Description of the task: Reproduce nothing but the lines from the start of the material through the line that includes "const colors = ['#1f77b4', '#ff7f0e', '#2ca02c', '#d62728'];", both ends included, and omit every picture.

Data provided:
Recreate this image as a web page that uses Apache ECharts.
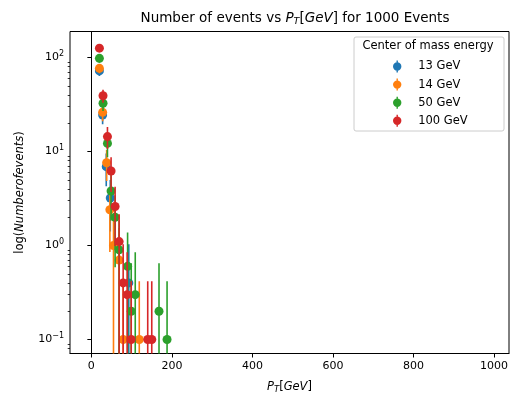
<!DOCTYPE html>
<html>
<head>
<meta charset="utf-8">
<script src="https://cdn.jsdelivr.net/npm/echarts@6/dist/echarts.min.js"></script>
<style>
  html, body { margin: 0; padding: 0; background: #fff; }
  #chart { width: 510px; height: 394px; }
</style>
</head>
<body>
<div id="chart"></div>
<script>
// Binned event counts (per 10 GeV bin) for each centre-of-mass energy
const energyLabels = ['13 GeV', '14 GeV', '50 GeV', '100 GeV'];
const colors = ['#1f77b4', '#ff7f0e', '#2ca02c', '#d62728'];

const pt13 = [20, 28, 37, 47, 93];
const n13  = [72.0, 24.4, 6.9, 3.2, 0.4];

const pt14 = [20, 28, 38, 46, 55, 69, 79, 119];
const n14  = [76.7, 26.1, 7.6, 2.4, 1.0, 0.7, 0.1, 0.1];

const pt50 = [20, 29, 40, 49, 59, 69, 90, 99, 109, 168, 188];
const n50  = [98.0, 32.6, 12.2, 3.8, 2.0, 0.9, 0.6, 0.2, 0.3, 0.2, 0.1];

const pt100 = [20, 29, 40, 49, 59, 69, 79, 89, 99, 140, 150];
const n100  = [125.6, 39.2, 14.4, 6.2, 2.6, 1.1, 0.4, 0.3, 0.1, 0.1, 0.1];

const xTicks = [0, 200, 400, 600, 800, 1000];
const yTicks = [0.1, 1, 10, 100];

const groups = [[pt13, n13], [pt14, n14], [pt50, n50], [pt100, n100]];

const Y_MIN = 0.071, Y_MAX = 189;
const yMinor = [];
[0.01, 0.1, 1, 10, 100].forEach(function (d) {
  for (let k = 2; k <= 9; k++) {
    const v = +(d * k).toPrecision(3);
    if (v > Y_MIN && v < Y_MAX) yMinor.push(v);
  }
});

const FONT = 'DejaVu Sans';
const series = [];
groups.forEach(function (g, i) {
  const pts = g[0].map(function (x, j) {
    const y = g[1][j];
    const err = Math.sqrt(y);       // Poisson-style error
    const lo = y - err > 0 ? y - err : 1e-4;
    return [x, y, lo, y + err];
  });
  series.push({
    name: energyLabels[i],
    type: 'custom',
    z: 2 + i * 2,
    clip: true,
    itemStyle: { color: colors[i] },
    data: pts,
    encode: { x: 0, y: 1 },
    renderItem: function (params, api) {
      const x = api.value(0);
      const p1 = api.coord([x, api.value(2)]);
      const p2 = api.coord([x, api.value(3)]);
      return {
        type: 'line',
        shape: { x1: p1[0], y1: p1[1], x2: p2[0], y2: p2[1] },
        style: { stroke: colors[i], lineWidth: 1.6 }
      };
    }
  });
  series.push({
    name: energyLabels[i],
    type: 'scatter',
    z: 3 + i * 2,
    symbol: 'circle',
    symbolSize: 9,
    itemStyle: { color: colors[i], opacity: 1 },
    data: pts.map(function (p) { return [p[0], p[1]]; })
  });
});

const legendIcon = 'path://M4.3,0 L5.7,0 L5.7,12 L4.3,12 Z M0.8,6 A4.2,4.2 0 1,1 9.2,6 A4.2,4.2 0 1,1 0.8,6 Z';

const chart = echarts.init(document.getElementById('chart'), null, { renderer: 'canvas' });
chart.setOption({
  animation: false,
  backgroundColor: '#fff',
  textStyle: { fontFamily: FONT },
  title: {
    text: '{n|Number of events vs }{i|P}{s|T}{n|[}{i|GeV}{n|] for 1000 Events}',
    left: 290,
    textAlign: 'center',
    top: 4,
    textStyle: {
      fontWeight: 'normal',
      rich: {
        n: { fontFamily: FONT, fontSize: 13.5, fontWeight: 'normal', color: '#000', lineHeight: 18 },
        i: { fontFamily: FONT, fontSize: 13.5, fontWeight: 'normal', fontStyle: 'italic', color: '#000', lineHeight: 18 },
        s: { fontFamily: FONT, fontSize: 9.5, fontWeight: 'normal', fontStyle: 'italic', color: '#000', lineHeight: 10, verticalAlign: 'bottom' }
      }
    }
  },
  grid: {
    left: 70, right: 1, top: 31.5, bottom: 40.5,
    outerBoundsMode: 'none',
    containLabel: false,
    show: true, borderColor: '#000', borderWidth: 1, backgroundColor: 'transparent'
  },
  legend: {
    data: energyLabels.map(function (name, i) {
      return { name: name, itemStyle: { color: colors[i] } };
    }),
    orient: 'vertical',
    left: 388,
    top: 55.5,
    z: 60,
    icon: legendIcon,
    itemWidth: 32,
    itemHeight: 12,
    itemGap: 6.1,
    textStyle: { fontFamily: FONT, fontSize: 11.5, color: '#000', lineHeight: 12 },
    selectedMode: false
  },
  graphic: [
    {
      type: 'rect',
      shape: { x: 354, y: 37, width: 150, height: 94, r: 2 },
      style: { fill: 'rgba(255,255,255,0.8)', stroke: '#cccccc', lineWidth: 1 },
      z: 50
    },
    {
      type: 'text',
      x: 428, y: 46.5,
      style: {
        text: 'Center of mass energy', fontFamily: FONT, fontSize: 11.5,
        fill: '#000', align: 'center', verticalAlign: 'middle'
      },
      z: 51
    }
  ],
  xAxis: {
    type: 'value',
    min: -53, max: 1037,
    name: '{i|P}{s|T}{n|[}{i|GeV}{n|]}',
    nameLocation: 'middle',
    nameGap: 26,
    nameTextStyle: {
      rich: {
        n: { fontFamily: FONT, fontSize: 11.5, color: '#000', lineHeight: 15 },
        i: { fontFamily: FONT, fontSize: 11.5, fontStyle: 'italic', color: '#000', lineHeight: 15 },
        s: { fontFamily: FONT, fontSize: 8.5, fontStyle: 'italic', color: '#000', lineHeight: 9, verticalAlign: 'bottom' }
      }
    },
    axisLine: { show: true, lineStyle: { color: '#000', width: 1 } },
    axisTick: { show: true, customValues: xTicks, length: 4, lineStyle: { color: '#000' } },
    axisLabel: {
      customValues: xTicks, margin: 7, fontFamily: FONT, fontSize: 11, color: '#000',
      formatter: function (v) { return String(v); }
    },
    splitLine: { show: false }
  },
  yAxis: [
    {
      type: 'log',
      logBase: 10,
      min: Y_MIN, max: Y_MAX,
      name: '{n|log(}{i|Numberofevents}{n|)}',
      nameLocation: 'middle',
      nameGap: 44,
      nameRotate: 90,
      nameTextStyle: {
        rich: {
          n: { fontFamily: FONT, fontSize: 11.5, color: '#000' },
          i: { fontFamily: FONT, fontSize: 11.5, fontStyle: 'italic', color: '#000' }
        }
      },
      axisLine: { show: true, lineStyle: { color: '#000', width: 1 } },
      axisTick: { show: true, customValues: yTicks, length: 4, lineStyle: { color: '#000' } },
      axisLabel: {
        customValues: yTicks,
        margin: 6,
        formatter: function (v) {
          const e = Math.round(Math.log10(v));
          return '{b|10}{p|' + (e < 0 ? '\u2212' + (-e) : e) + '}';
        },
        rich: {
          b: { fontFamily: FONT, fontSize: 11, color: '#000', lineHeight: 15 },
          p: { fontFamily: FONT, fontSize: 8, color: '#000', lineHeight: 9, verticalAlign: 'top' }
        }
      },
      splitLine: { show: false }
    },
    {
      type: 'log',
      logBase: 10,
      min: Y_MIN, max: Y_MAX,
      position: 'left',
      axisLine: { show: false },
      axisTick: { show: true, customValues: yMinor, length: 2.3, lineStyle: { color: '#000', width: 0.8 } },
      axisLabel: { show: false },
      splitLine: { show: false }
    }
  ],
  series: series
});
</script>
</body>
</html>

Solution for this task:
Recreate this image as a web page that uses Apache ECharts.
<!DOCTYPE html>
<html>
<head>
<meta charset="utf-8">
<script src="https://cdn.jsdelivr.net/npm/echarts@6/dist/echarts.min.js"></script>
<style>
  html, body { margin: 0; padding: 0; background: #fff; }
  #chart { width: 510px; height: 394px; }
</style>
</head>
<body>
<div id="chart"></div>
<script>
// Binned event counts (per 10 GeV bin) for each centre-of-mass energy
const energyLabels = ['13 GeV', '14 GeV', '50 GeV', '100 GeV'];
const colors = ['#1f77b4', '#ff7f0e', '#2ca02c', '#d62728'];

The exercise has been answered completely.